The poet has not mentioned the quiet, but now
he notices that aside from the irritating harness bells the only other sound is
the pleasant breeze. The image words of this unprepared for observation,
seemingly trivial, are important to the significant form of Frost’s poem.
The speaker would enjoy staying longer to watch
the wintery scene, but he has responsibilities and must fulfill them
before he can rest. The word “But” in the last stanza signals a transition from
one side of the imagistic
opposition to the other.
The loveliness
of the woods, and indeed the entire scene, is set in
tension against “promises.” And not only is the loveliness drawing the poet to
postpone fulfilling the promises, it is also associated with sleep. When the poet says, “But I have promises to keep, / And
miles to go before I sleep,” sleep, like stopping by the woods, becomes something contrasted with keeping promises. Admittedly, this association between sleep and
enjoying the dark, and deep woods is not obvious, but you need to perceive it if you are going to respond to the significant form of the poem.
“Promises” is
a theme word in this poem and so is “sleep.”
Whatever the promises are,
they are bonds between the poet and other human beings.
They are responsibilities
that tie him to other individuals
(a wife? a sick friend?) and to society
in general. And that’s where the owner of the woods comes in. The owner, as a representative of society and its
parceling of the woods and farmhouses
and villages, might disapprove the speaker’s “invasion” of his woods. The owner is
thus allied with the theme of “Promises.”

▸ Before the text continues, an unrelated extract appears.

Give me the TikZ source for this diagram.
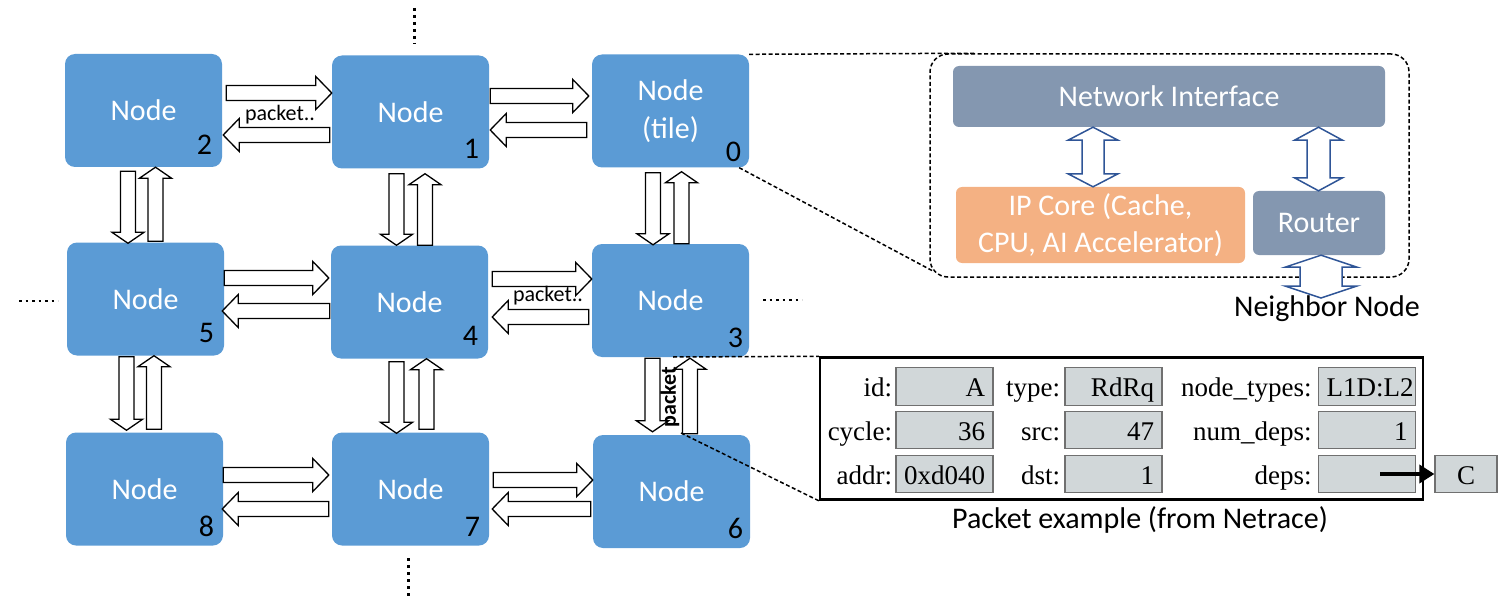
\documentclass[tikz,border=0pt]{standalone}
\usepackage{fontspec}
\setmainfont{Carlito}
\newfontfamily\cellfont{Liberation Serif}
\usetikzlibrary{calc,arrows.meta}

\definecolor{meshblue}{HTML}{5B9BD5}
\definecolor{slate}{HTML}{8497B0}
\definecolor{coreorange}{HTML}{F4B183}
\definecolor{linkblue}{HTML}{2F5597}
\definecolor{cellgray}{HTML}{D1D7D9}
\definecolor{cellline}{HTML}{707070}

% hollow block arrow from #2 to #3: shaft half width #4, head half width #5, head length #6
\newcommand\fatarrow[6][]{%
  \draw[#1] let \p1=(#2), \p2=(#3),
    \n1={atan2(\y2-\y1,\x2-\x1)}, \n2={veclen(\x2-\x1,\y2-\y1)} in
    [shift={(\p1)}, rotate=\n1]
    (0pt,-#4pt) -- ({\n2-#6pt},-#4pt) -- ({\n2-#6pt},-#5pt) -- (\n2,0pt)
    -- ({\n2-#6pt},#5pt) -- ({\n2-#6pt},#4pt) -- (0pt,#4pt) -- cycle;}

% hollow block arrow with a head at both ends
\newcommand\dblarrow[6][]{%
  \draw[#1] let \p1=(#2), \p2=(#3),
    \n1={atan2(\y2-\y1,\x2-\x1)}, \n2={veclen(\x2-\x1,\y2-\y1)} in
    [shift={(\p1)}, rotate=\n1]
    (#6pt,-#4pt) -- ({\n2-#6pt},-#4pt) -- ({\n2-#6pt},-#5pt) -- (\n2,0pt)
    -- ({\n2-#6pt},#5pt) -- ({\n2-#6pt},#4pt) -- (#6pt,#4pt) -- (#6pt,#5pt)
    -- (0pt,0pt) -- (#6pt,-#5pt) -- cycle;}

\newcommand\hlink[2]{\fatarrow[link]{#1}{#2}{7.5}{16.5}{16}}
\newcommand\vlink[2]{\fatarrow[link]{#1}{#2}{7.5}{16}{11}}
\newcommand\meshidx[4]{\node[idx] (i#2) at ([xshift=#3pt,yshift=#4pt]n#2.south east) {#2};}

\begin{document}
\begin{tikzpicture}[x=1pt,y=-1pt,
  mesh/.style={fill=meshblue, rounded corners=10pt, minimum width=157pt,
    minimum height=113pt, inner sep=0pt, text=white, align=center,
    font=\fontsize{30}{38}\selectfont},
  idx/.style={anchor=base east, inner sep=0pt, font=\fontsize{30}{36}\selectfont},
  link/.style={draw=black, fill=white, line width=1.3pt},
  bilink/.style={draw=linkblue, fill=white, line width=1.5pt},
  tag/.style={inner sep=0pt, font=\fontsize{22}{26}\selectfont},
  unit/.style={fill=slate, rounded corners=6pt, inner sep=0pt, text=white,
    align=center, font=\fontsize{30}{37}\selectfont},
  zoomline/.style={dash pattern=on 4pt off 2.5pt, line width=1.5pt},
  frame/.style={draw, dash pattern=on 4pt off 2.5pt, line width=1.5pt,
    rounded corners=18pt, inner sep=0pt},
  field/.style={draw=cellline, fill=cellgray, line width=1.2pt,
    minimum width=97pt, minimum height=37.5pt, inner xsep=8pt, inner ysep=0pt,
    text width=81pt, align=right, text height=24pt, text depth=4pt,
    font=\cellfont\fontsize{27}{30}\selectfont},
  fieldname/.style={anchor=east, inner sep=0pt, text height=24pt, text depth=4pt,
    font=\cellfont\fontsize{27}{30}\selectfont},
  ellipsis/.style={line width=3pt, dash pattern=on 3pt off 4pt},
  hellipsis/.style={line width=2.5pt, dash pattern=on 2.5pt off 4pt}]

\useasboundingbox (0,0) rectangle (1506,596);

% ---------------- 3x3 mesh ----------------
\node[mesh] (n2) at (143.5,110.5) {Node};
\node[mesh] (n1) at (410.5,112) {Node};
\node[mesh] (n0) at (670.5,111) {Node\\(tile)};
\node[mesh] (n5) at (145.5,299) {Node};
\node[mesh] (n4) at (409.5,302) {Node};
\node[mesh] (n3) at (670.5,300.5) {Node};
\node[mesh] (n8) at (144.5,489) {Node};
\node[mesh] (n7) at (410.5,489) {Node};
\node[mesh] (n6) at (671.5,491.5) {Node};

\meshidx{n2}{2}{-10}{13}
\meshidx{n1}{1}{-10}{10}
\meshidx{n0}{0}{-8}{6}
\meshidx{n5}{5}{-10}{13}
\meshidx{n4}{4}{-10}{13}
\meshidx{n3}{3}{-6}{10}
\meshidx{n8}{8}{-9}{9}
\meshidx{n7}{7}{-9}{9}
\meshidx{n6}{6}{-7}{10}

% horizontal links
\hlink{$(n2.east|-0,93)+(4,0)$}{$(n1.west|-0,93)$}
\hlink{$(n1.west|-0,135)+(-2,0)$}{$(n2.east|-0,135)+(1,0)$}
\hlink{$(n1.east|-0,96)+(1,0)$}{$(n0.west|-0,96)+(-3,0)$}
\hlink{$(n0.west|-0,130)+(-5,0)$}{$(n1.east|-0,130)+(1,0)$}
\hlink{$(n5.east|-0,278)$}{$(n4.west|-0,278)+(-2,0)$}
\hlink{$(n4.west|-0,311)+(-1,0)$}{$(n5.east|-0,311)+(-2,0)$}
\hlink{$(n4.east|-0,279)+(4,0)$}{$(n3.west|-0,279)$}
\hlink{$(n3.west|-0,317)+(-3,0)$}{$(n4.east|-0,317)+(4,0)$}
\hlink{$(n8.east|-0,475)$}{$(n7.west|-0,475)+(-3,0)$}
\hlink{$(n7.west|-0,509)+(-3,0)$}{$(n8.east|-0,509)+(-1,0)$}
\hlink{$(n7.east|-0,480)+(4,0)$}{$(n6.west|-0,480)$}
\hlink{$(n6.west|-0,509)+(-2,0)$}{$(n7.east|-0,509)+(3,0)$}

% vertical links
\vlink{$(n2.south-|128,0)+(0,4)$}{$(n5.north-|128,0)+(0,1)$}
\vlink{$(n5.north-|155.5,0)+(0,-1)$}{$(n2.south-|155.5,0)$}
\vlink{$(n1.south-|396.5,0)+(0,5)$}{$(n4.north-|396.5,0)$}
\vlink{$(n4.north-|425,0)$}{$(n1.south-|425,0)+(0,5)$}
\vlink{$(n0.south-|653,0)+(0,5)$}{$(n3.north-|653,0)+(0,1)$}
\vlink{$(n3.north-|681.5,0)$}{$(n0.south-|681.5,0)+(0,4)$}
\vlink{$(n5.south-|126.5,0)+(0,1)$}{$(n8.north-|126.5,0)+(0,-2)$}
\vlink{$(n8.north-|154,0)+(0,-3)$}{$(n5.south-|154,0)$}
\vlink{$(n4.south-|396.5,0)+(0,3)$}{$(n7.north-|396.5,0)+(0,1)$}
\vlink{$(n7.north-|426.5,0)+(0,-3)$}{$(n4.south-|426.5,0)$}
\vlink{$(n3.south-|652.5,0)+(0,1)$}{$(n6.north-|652.5,0)+(0,-3)$}
\vlink{$(n6.north-|690,0)+(0,-1)$}{$(n3.south-|690,0)+(0,1)$}

% packet labels on links
\node[tag] (pl1) at (280,115) {packet..};
\node[tag] (pl2) at (548,296) {packet..};
\node[tag, rotate=90, font=\bfseries\fontsize{22}{26}\selectfont] (pl3) at (670,397) {packet};

% the mesh continues
\draw[ellipsis] (414,8) -- (414,44);
\draw[ellipsis] (408,558) -- (408,596);
\draw[hellipsis] (19,301) -- (58,301);
\draw[hellipsis] (763,300) -- (802,300);

% ---------------- tile internals ----------------
\node[frame, minimum width=479pt, minimum height=223pt] (tile) at (1169.5,165.5) {};
\node[unit, minimum width=432pt, minimum height=61pt] (ni) at (1169,96.5) {Network Interface};
\node[unit, fill=coreorange, minimum width=289pt, minimum height=76pt] (ip) at (1100.5,225)
  {IP Core (Cache,\\CPU, AI Accelerator)};
\node[unit, minimum width=132pt, minimum height=64pt] (rt) at (1319,223) {Router};
\node[inner sep=0pt, font=\fontsize{30}{36}\selectfont] (nb) at (1327,309) {Neighbor Node};
\coordinate (nbtop) at (1321,298);

\dblarrow[bilink]{$(ni.south-|1093,0)$}{$(ip.north-|1093,0)$}{11}{25}{13}
\dblarrow[bilink]{$(ni.south-|1318.5,0)$}{$(rt.north-|1318.5,0)$}{11.5}{24}{13}
\dblarrow[bilink]{$(rt.south-|1321,0)$}{nbtop}{21}{36}{12}

\draw[zoomline] (n0.north east) -- ($(tile.north west)+(45,0)$);
\draw[zoomline] ($(n0.south east)+(-10,0)$) -- ($(tile.south west)+(5,-6)$);

% ---------------- packet example ----------------
\node[draw, line width=2.5pt, minimum width=603pt, minimum height=142pt, inner sep=0pt]
  (pk) at (1121.5,428.5) {};

\node[field] (v11) at (944.5,386.5) {A};
\node[field] (v12) at (1113.5,386.5) {RdRq};
\node[field] (v13) at (1367,386.5) {L1D:L2};
\node[field] (v21) at (944.5,430) {36};
\node[field] (v22) at (1113.5,430) {47};
\node[field] (v23) at (1367,430) {1};
\node[field] (v31) at (944.5,474) {0xd040};
\node[field] (v32) at (1113.5,474) {1};
\node[field] (v33) at (1367,474) {};

\node[fieldname] (f11) at ([xshift=-3pt]v11.west) {id:};
\node[fieldname] (f12) at ([xshift=-4pt]v12.west) {type:};
\node[fieldname] (f13) at ([xshift=-6pt]v13.west) {node\_types:};
\node[fieldname] (f21) at ([xshift=-3pt]v21.west) {cycle:};
\node[fieldname] (f22) at ([xshift=-4pt]v22.west) {src:};
\node[fieldname] (f23) at ([xshift=-6pt]v23.west) {num\_deps:};
\node[fieldname] (f31) at ([xshift=-3pt]v31.west) {addr:};
\node[fieldname] (f32) at ([xshift=-4pt]v32.west) {dst:};
\node[fieldname] (f33) at ([xshift=-6pt]v33.west) {deps:};

\node[field, minimum width=62pt, text width=46pt, align=center] (dc) at (1466,474) {C};
\coordinate (depsrc) at ($(v33.center)+(13,0)$);
\draw[line width=3.5pt, -{Triangle[length=15pt,width=18pt]}] (depsrc) -- (dc.west);

\node[inner sep=0pt, font=\fontsize{30}{36}\selectfont] (cap) at (1140,520)
  {Packet example (from Netrace)};

\coordinate (zt) at (673,357);
\coordinate (zb) at (681,433);
\draw[zoomline] (zt) -- (pk.north west);
\draw[zoomline] (zb) -- (pk.south west);

\end{tikzpicture}
\end{document}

That’s a “participatory” reading of the poem. It
can be extended further historically or psychologically, but doing so takes you away from the poem, not into it.
Frost was a student of the New-England
Transcendentalists and undoubtedly knew the following passage in which Henry
David Thoreau praises a generic poet’s ability
to capture the beauty of other
people’s farms without having
to work those farms or pay the owners for his enjoyment. Thoreau writes in Walden Or Life in
the Woods:
I have frequently seen a
poet withdraw, having enjoyed the most valuable part of a farm, while the crusty farmer supposed that
he had got a few wild apples only. Why, the
owner does not know it for
many years when a poet has put his farm in rhyme, the most admirable
kind of invisible fence, has fairly impounded it, milked it, skimmed it, and got all the
cream, and left the farmer only the skimmed
milk.
Replace “farm”
in this passage with “woods.” The horse’s shaking
its bells to urge the sleigh driver
to move on contributes its
little bit to the property owner’s imagined disapproval of the poet’s
stopping. The property owner, that staid representative of society and the little horse do not realize the poet is stopping in order to help himself to
the “most valuable part” part of the
woods.
The reader now applies her imagination to create (or recreate?) the
ineffable bonds between darkness, coldness, a gentle breeze and soft snow flakes,
and sleep. The tension between that urge to fulfill his promises and his desire
to enjoy the beauty of this snowy evening is the poem’s significant form.
The literary critic John Ciardi, a famous literary
commentator of Frost's era, saw in those ineffable bonds between dark, cold,
and aloneness, and the way they attracted the speaker a small dramatization of
the death wish, death imagined as restful oblivion. What's important is to
sense the form that can clearly be built on Frost's words but not to become
dogmatic about their one-and-only meaning. If Ciardi’s reading appeals to you
fine; if it does not fine. More than one elaboration can be built—within
reason—on the significant form of a complex poem.